The level of chaining depends on the design of your object - you can either fork or cascade.
Forking:
classToTest1.SomeDependency.DoSomething()
Cascading:
classToTest1.DoSomething() (which internally would call SomeDependency.DoSomething)
But as others have mentioned, definitely keep your state initialisation in the constructor which from what I can tell, will probably solve your issue.
I'm looking at using a singleton in a multithreaded Win service for doing logging, and wanted to know what are some of the problems I might encounter. I have already set up the get instance to handle syncing with
private static volatile Logging _instance;
private static object _syncRoot = new object();
private Logging(){}
public static Logging Instance
{
get
{
if (_instance==null)
{
lock(_syncRoot)
{
if (_instance == null)
{
_instance = new Logging();
}
}
}
return _instance;
}
}
Is there anything else I might need to worry about?
That looks pretty good to me.
See Implementing the Singleton Pattern in C# for more info.
Edit: Should probably put the return inside the lock, though.
This is more informational than anything else.
What you've posted is the double-checked locking algorithm - and what you've posted will work, as far as I'm aware. (As of Java 1.5 it works there, too.) However, it's very fragile - if you get any bit of it wrong, you could introduce very subtle race conditions.
I usually prefer to initialize the singleton in the static initializer:
public class Singleton
{
private static readonly Singleton instance = new Singleton();
public static Singleton Instance
{
get { return instance; }
}
private Singleton()
{
// Do stuff
}
}
(Add a static constructor if you want a bit of extra laziness.)
That pattern's easier to get right, and in most cases it does just as well.
There's more detail on my C# singleton implementation page (also linked by Michael).
As for the dangers - I'd say the biggest problem is that you lose testability. Probably not too bad for logging.
Singleton's have the potential to become a bottleneck for access to the resource embodied by the class, and force sequential access to a resource that could otherwise be used in parallel.
In this case, that may not be a bad thing, because you don't want multiple items writing to your file at the same instant, and even so I don't think your implementation will have that result. But it's something to be aware of.
You need to ensure that each method in the logger are safe to run concurrently, i.e. that they don't write to shared state without proper locking.

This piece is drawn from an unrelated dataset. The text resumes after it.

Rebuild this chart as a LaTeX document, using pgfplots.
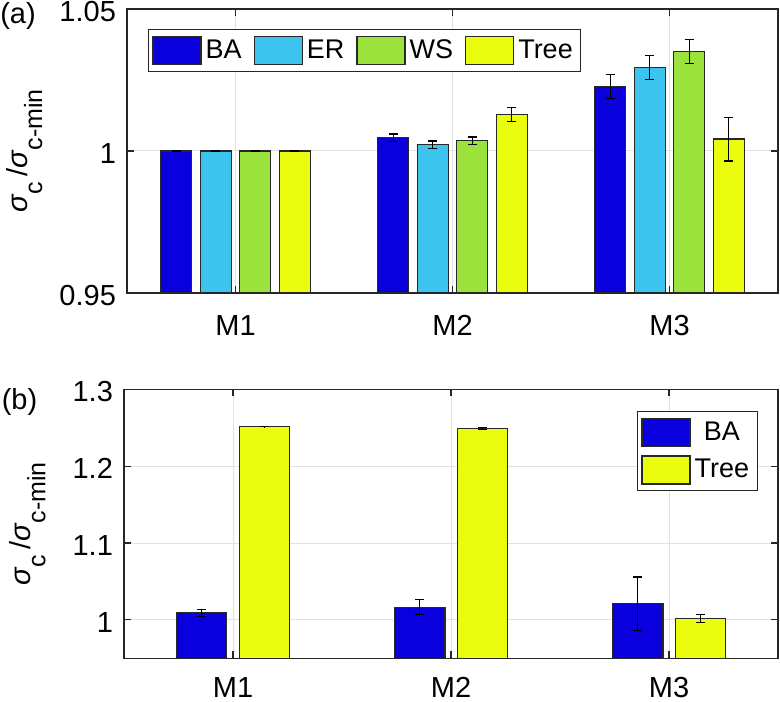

You are using double-checked locking what is considered a anti-pattern. Wikipedia has patterns with and without lazy initialization for different languages.
After creating the singleton instance you must of course ensure that all methods are thread-safe.
A better suggestion would be to establish the logger in a single-threaded setup step, so it's guaranteed to be there when you need it. In a Windows Service, OnStart is a great place to do this.
Another option you have is to used the System.Threading.Interlocked.CompareExchange(T%, T, T) : T method to switch out. It's less confusing and it's guaranteed to work.
System.Threading.Interlocked.CompareExchange<Logging>(_instance, null, new Logging());
There is some debate with respect to the need to make the first check for null use Thread.VolatileRead() if you use the double checked locking pattern and want it to work on all memory models. An example of the debate can be read at http://social.msdn.microsoft.com/forums/en-US/csharpgeneral/thread/b1932d46-877f-41f1-bb9d-b4992f29cedc/.
That said, I typically use Jon Skeet's solution from above.
I think if Logging instance methods are thread-safe there's nothing to worry about.